— Begin —

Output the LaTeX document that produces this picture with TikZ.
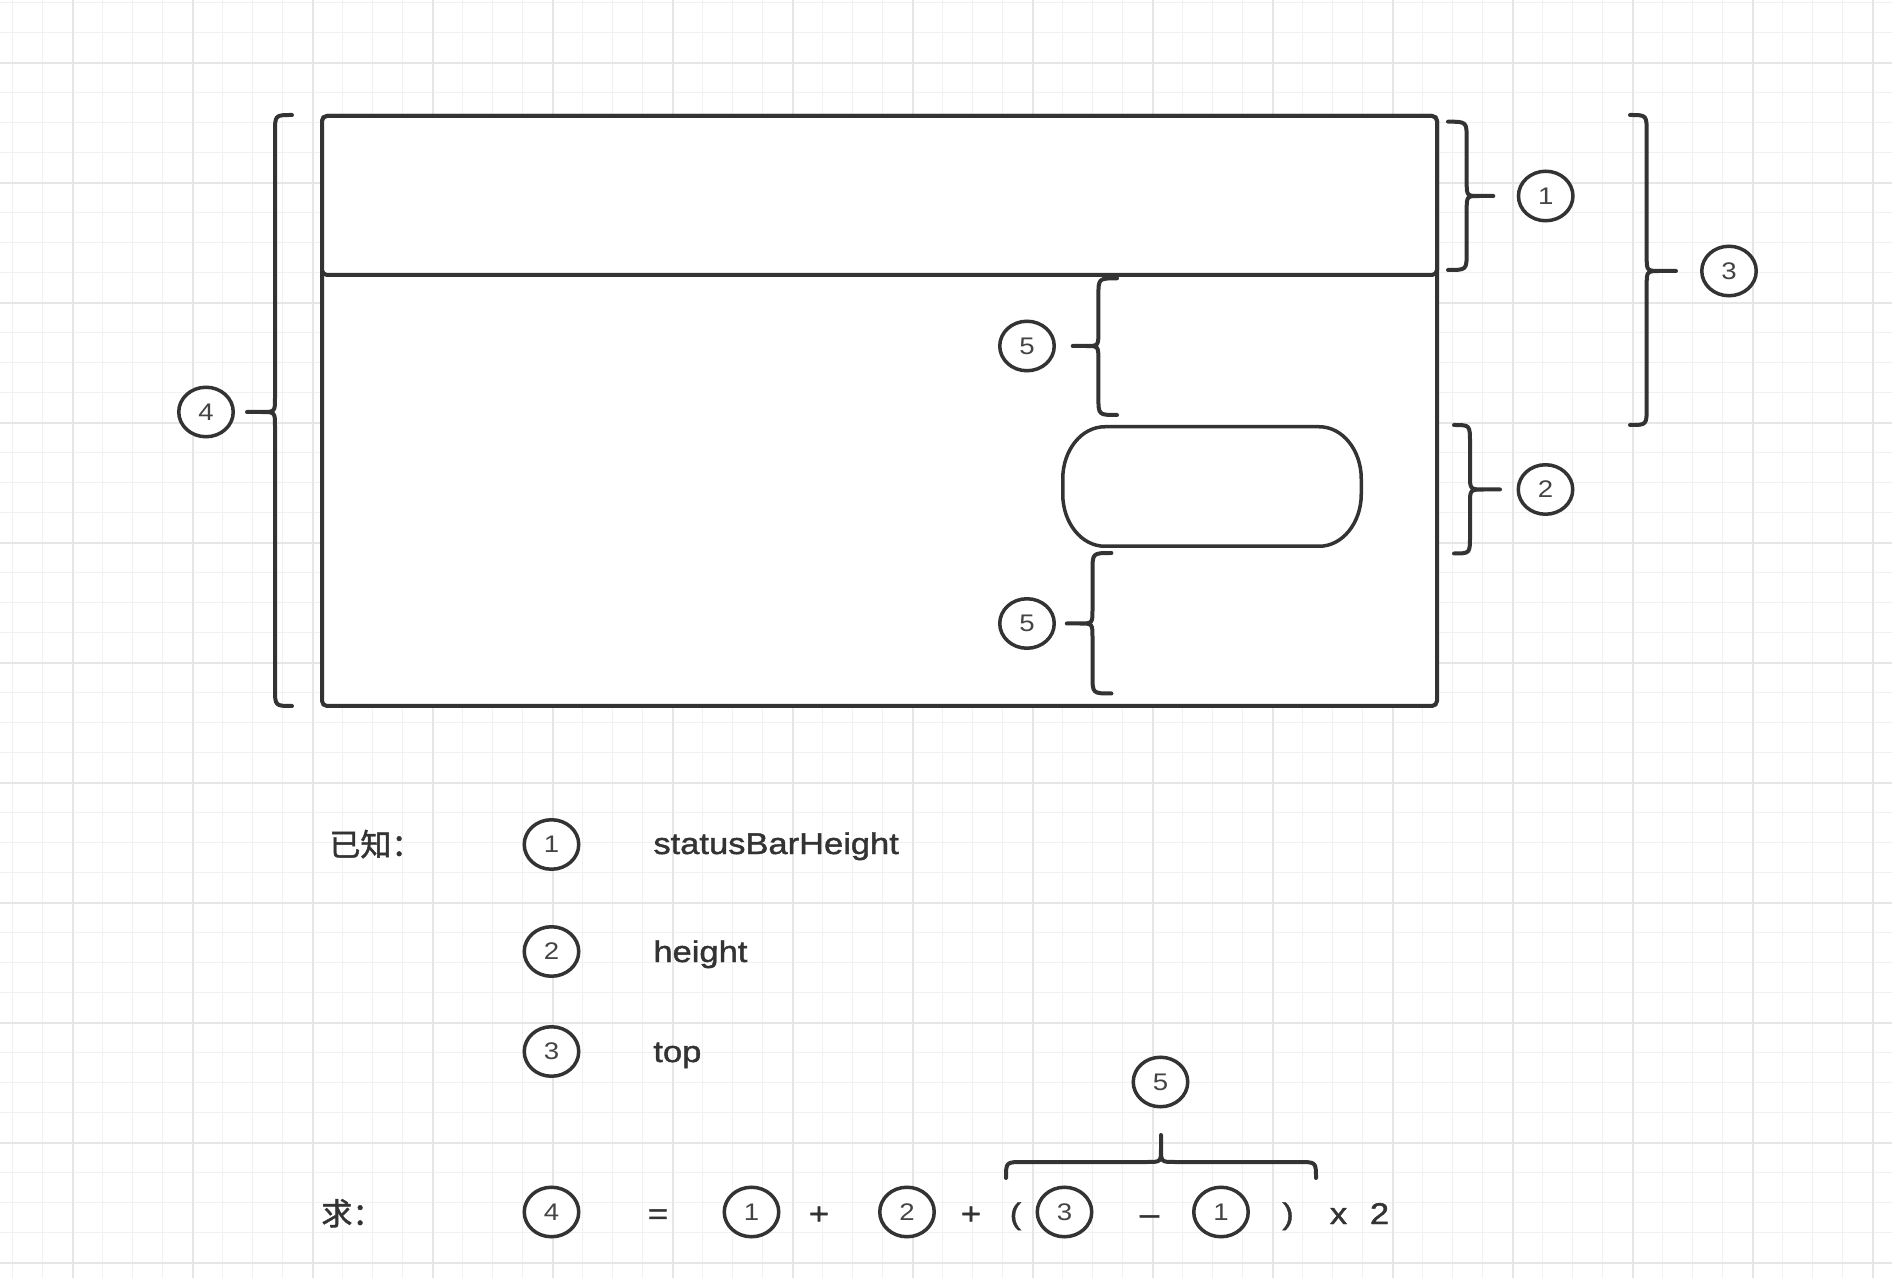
\documentclass[tikz,border=0pt]{standalone}
\usepackage{fontspec}
\newfontfamily\latf{Liberation Sans}[FakeStretch=1.15]
\newfontfamily\latb{Liberation Sans}[FakeStretch=1.15,FakeBold=1.4]
\newfontfamily\cjkf{Noto Sans CJK SC}[FakeBold=1.4]
\usetikzlibrary{shapes.geometric}
\definecolor{ink}{HTML}{333333}
\definecolor{gridminor}{HTML}{F1F1F1}
\definecolor{gridmajor}{HTML}{E6E6E6}
\definecolor{digit}{HTML}{444444}
\tikzset{
  num/.style={ellipse, draw=ink, line width=1.75pt, minimum width=27.25pt, minimum height=24.75pt, inner sep=0pt, fill=white, text=digit, font=\latf\fontsize{12}{12}\selectfont},
  brc/.style={draw=ink, line width=2pt, line join=round, line cap=round},
  lbl/.style={font=\latb\fontsize{15}{18}\selectfont, text=ink, inner sep=0pt, anchor=base west},
  op/.style={font=\latb\fontsize{15}{18}\selectfont, text=ink, inner sep=0pt, anchor=base},
  zh/.style={font=\cjkf\fontsize{15.5}{18}\selectfont, text=ink, inner sep=0pt, anchor=base west},
  panel/.style={draw=ink, line width=2pt, fill=white, rounded corners=2.5pt},
  pill/.style={draw=ink, line width=1.75pt, fill=white, line join=round},
  gmin/.style={draw=gridminor, line width=0.75pt},
  gmaj/.style={draw=gridmajor, line width=1pt},
}
% vertical brace: #1 tip x, #2 spine x, #3 end x, #4 top y, #5 middle y, #6 bottom y
\newcommand{\vbrace}[6]{%
  \pgfmathsetmacro{\tq}{#2+(#1-#2)*0.5}%
  \draw[brc] (#3,#4) .. controls (#2,#4) .. (#2,#4+18) -- (#2,#5-14)
     .. controls (#2,#5) .. (\tq,#5) -- (#1,#5) -- (\tq,#5)
     .. controls (#2,#5) .. (#2,#5+14) -- (#2,#6-18) .. controls (#2,#6) .. (#3,#6);
}
\begin{document}
\begin{tikzpicture}[x=0.5pt,y=-0.5pt]
\useasboundingbox (0,0) rectangle (1892,1278);
\fill[white] (0,0) rectangle (1892,1278);
% grid
\foreach \i in {0,...,62} { \draw[gmin] ({12.7+30*\i},0) -- ({12.7+30*\i},1278); }
\foreach \j in {0,...,42} { \draw[gmin] (0,{2.7+30*\j}) -- (1892,{2.7+30*\j}); }
\foreach \i in {0,...,15} { \draw[gmaj] ({72.7+120*\i},0) -- ({72.7+120*\i},1278); }
\foreach \j in {0,...,10} { \draw[gmaj] (0,{62.7+120*\j}) -- (1892,{62.7+120*\j}); }

% screen
\draw[panel] (322,116) rectangle (1437,706);
\draw[panel] (322,116) rectangle (1437,275);
% capsule (elliptic corners rx=42, ry=52)
\draw[pill] (1104.75,426.75) -- (1319.25,426.75)
  .. controls (1342.4,426.75) and (1361.25,450.1) .. (1361.25,478.75)
  -- (1361.25,494.25)
  .. controls (1361.25,522.9) and (1342.4,546.25) .. (1319.25,546.25)
  -- (1104.75,546.25)
  .. controls (1081.6,546.25) and (1062.75,522.9) .. (1062.75,494.25)
  -- (1062.75,478.75)
  .. controls (1062.75,450.1) and (1081.6,426.75) .. (1104.75,426.75) -- cycle;

% braces
\vbrace{247}{275}{292}{115}{412}{706}
\vbrace{1493.3}{1466.7}{1448}{121.7}{196}{270}
\vbrace{1676}{1646.7}{1630}{115}{271}{425}
\vbrace{1500}{1470}{1454}{425}{489.5}{553.5}
\vbrace{1072.7}{1098.4}{1117}{278.3}{346}{415}
\vbrace{1066.8}{1092.5}{1111.4}{553}{623.5}{693.5}
\draw[brc] (1006,1178) .. controls (1006,1162) .. (1024,1162) -- (1147,1162)
  .. controls (1161,1162) .. (1161,1148) -- (1161,1135) -- (1161,1148)
  .. controls (1161,1162) .. (1175,1162) -- (1298,1162) .. controls (1316,1162) .. (1316,1178);

% numbered markers around the screen
\node[num] (n4l) at (206,412) {4};
\node[num] (n1r) at (1545.7,196) {1};
\node[num] (n3r) at (1729,271) {3};
\node[num] (n2r) at (1545.5,489.5) {2};
\node[num] (n5a) at (1027,346) {5};
\node[num] (n5b) at (1027,623.5) {5};

% legend
\node[zh] (known) at (329,856) {已知：};
\node[num] (k1) at (551.5,844.5) {1};
\node[lbl] (t1) at (653,854) {statusBarHeight};
\node[num] (k2) at (551.5,951.5) {2};
\node[lbl] (t2) at (653,962) {height};
\node[num] (k3) at (551.5,1051.5) {3};
\node[lbl] (t3) at (653,1062) {top};

% formula
\node[zh] (ask) at (321,1225) {求：};
\node[num] (f4) at (551.5,1212) {4};
\node[op] (eq) at (658,1224) {=};
\node[num] (f1) at (751.5,1212) {1};
\node[op] (p1) at (819,1224) {+};
\node[num] (f2) at (907,1212) {2};
\node[op] (p2) at (971,1224) {+};
\node[op] (lp) at (1015.5,1224) {(};
\node[num] (f3) at (1064.5,1212) {3};
\node[op] (mn) at (1149.5,1224) {–};
\node[num] (f1b) at (1221,1212) {1};
\node[op] (rp) at (1288,1224) {)};
\node[op] (tm) at (1338.5,1224) {x};
\node[op] (two) at (1379.5,1224) {2};
\node[num] (f5) at (1160.5,1082) {5};
\end{tikzpicture}
\end{document}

— End —

* _TASK TO CARRY OUT_
Set down the material above as is, without any pictures.

* _RESULT BELOW_
Output the LaTeX document that produces this picture with TikZ.
\documentclass[tikz,border=0pt]{standalone}
\usepackage{fontspec}
\newfontfamily\latf{Liberation Sans}[FakeStretch=1.15]
\newfontfamily\latb{Liberation Sans}[FakeStretch=1.15,FakeBold=1.4]
\newfontfamily\cjkf{Noto Sans CJK SC}[FakeBold=1.4]
\usetikzlibrary{shapes.geometric}
\definecolor{ink}{HTML}{333333}
\definecolor{gridminor}{HTML}{F1F1F1}
\definecolor{gridmajor}{HTML}{E6E6E6}
\definecolor{digit}{HTML}{444444}
\tikzset{
  num/.style={ellipse, draw=ink, line width=1.75pt, minimum width=27.25pt, minimum height=24.75pt, inner sep=0pt, fill=white, text=digit, font=\latf\fontsize{12}{12}\selectfont},
  brc/.style={draw=ink, line width=2pt, line join=round, line cap=round},
  lbl/.style={font=\latb\fontsize{15}{18}\selectfont, text=ink, inner sep=0pt, anchor=base west},
  op/.style={font=\latb\fontsize{15}{18}\selectfont, text=ink, inner sep=0pt, anchor=base},
  zh/.style={font=\cjkf\fontsize{15.5}{18}\selectfont, text=ink, inner sep=0pt, anchor=base west},
  panel/.style={draw=ink, line width=2pt, fill=white, rounded corners=2.5pt},
  pill/.style={draw=ink, line width=1.75pt, fill=white, line join=round},
  gmin/.style={draw=gridminor, line width=0.75pt},
  gmaj/.style={draw=gridmajor, line width=1pt},
}
% vertical brace: #1 tip x, #2 spine x, #3 end x, #4 top y, #5 middle y, #6 bottom y
\newcommand{\vbrace}[6]{%
  \pgfmathsetmacro{\tq}{#2+(#1-#2)*0.5}%
  \draw[brc] (#3,#4) .. controls (#2,#4) .. (#2,#4+18) -- (#2,#5-14)
     .. controls (#2,#5) .. (\tq,#5) -- (#1,#5) -- (\tq,#5)
     .. controls (#2,#5) .. (#2,#5+14) -- (#2,#6-18) .. controls (#2,#6) .. (#3,#6);
}
\begin{document}
\begin{tikzpicture}[x=0.5pt,y=-0.5pt]
\useasboundingbox (0,0) rectangle (1892,1278);
\fill[white] (0,0) rectangle (1892,1278);
% grid
\foreach \i in {0,...,62} { \draw[gmin] ({12.7+30*\i},0) -- ({12.7+30*\i},1278); }
\foreach \j in {0,...,42} { \draw[gmin] (0,{2.7+30*\j}) -- (1892,{2.7+30*\j}); }
\foreach \i in {0,...,15} { \draw[gmaj] ({72.7+120*\i},0) -- ({72.7+120*\i},1278); }
\foreach \j in {0,...,10} { \draw[gmaj] (0,{62.7+120*\j}) -- (1892,{62.7+120*\j}); }

% screen
\draw[panel] (322,116) rectangle (1437,706);
\draw[panel] (322,116) rectangle (1437,275);
% capsule (elliptic corners rx=42, ry=52)
\draw[pill] (1104.75,426.75) -- (1319.25,426.75)
  .. controls (1342.4,426.75) and (1361.25,450.1) .. (1361.25,478.75)
  -- (1361.25,494.25)
  .. controls (1361.25,522.9) and (1342.4,546.25) .. (1319.25,546.25)
  -- (1104.75,546.25)
  .. controls (1081.6,546.25) and (1062.75,522.9) .. (1062.75,494.25)
  -- (1062.75,478.75)
  .. controls (1062.75,450.1) and (1081.6,426.75) .. (1104.75,426.75) -- cycle;

% braces
\vbrace{247}{275}{292}{115}{412}{706}
\vbrace{1493.3}{1466.7}{1448}{121.7}{196}{270}
\vbrace{1676}{1646.7}{1630}{115}{271}{425}
\vbrace{1500}{1470}{1454}{425}{489.5}{553.5}
\vbrace{1072.7}{1098.4}{1117}{278.3}{346}{415}
\vbrace{1066.8}{1092.5}{1111.4}{553}{623.5}{693.5}
\draw[brc] (1006,1178) .. controls (1006,1162) .. (1024,1162) -- (1147,1162)
  .. controls (1161,1162) .. (1161,1148) -- (1161,1135) -- (1161,1148)
  .. controls (1161,1162) .. (1175,1162) -- (1298,1162) .. controls (1316,1162) .. (1316,1178);

% numbered markers around the screen
\node[num] (n4l) at (206,412) {4};
\node[num] (n1r) at (1545.7,196) {1};
\node[num] (n3r) at (1729,271) {3};
\node[num] (n2r) at (1545.5,489.5) {2};
\node[num] (n5a) at (1027,346) {5};
\node[num] (n5b) at (1027,623.5) {5};

% legend
\node[zh] (known) at (329,856) {已知：};
\node[num] (k1) at (551.5,844.5) {1};
\node[lbl] (t1) at (653,854) {statusBarHeight};
\node[num] (k2) at (551.5,951.5) {2};
\node[lbl] (t2) at (653,962) {height};
\node[num] (k3) at (551.5,1051.5) {3};
\node[lbl] (t3) at (653,1062) {top};

% formula
\node[zh] (ask) at (321,1225) {求：};
\node[num] (f4) at (551.5,1212) {4};
\node[op] (eq) at (658,1224) {=};
\node[num] (f1) at (751.5,1212) {1};
\node[op] (p1) at (819,1224) {+};
\node[num] (f2) at (907,1212) {2};
\node[op] (p2) at (971,1224) {+};
\node[op] (lp) at (1015.5,1224) {(};
\node[num] (f3) at (1064.5,1212) {3};
\node[op] (mn) at (1149.5,1224) {–};
\node[num] (f1b) at (1221,1212) {1};
\node[op] (rp) at (1288,1224) {)};
\node[op] (tm) at (1338.5,1224) {x};
\node[op] (two) at (1379.5,1224) {2};
\node[num] (f5) at (1160.5,1082) {5};
\end{tikzpicture}
\end{document}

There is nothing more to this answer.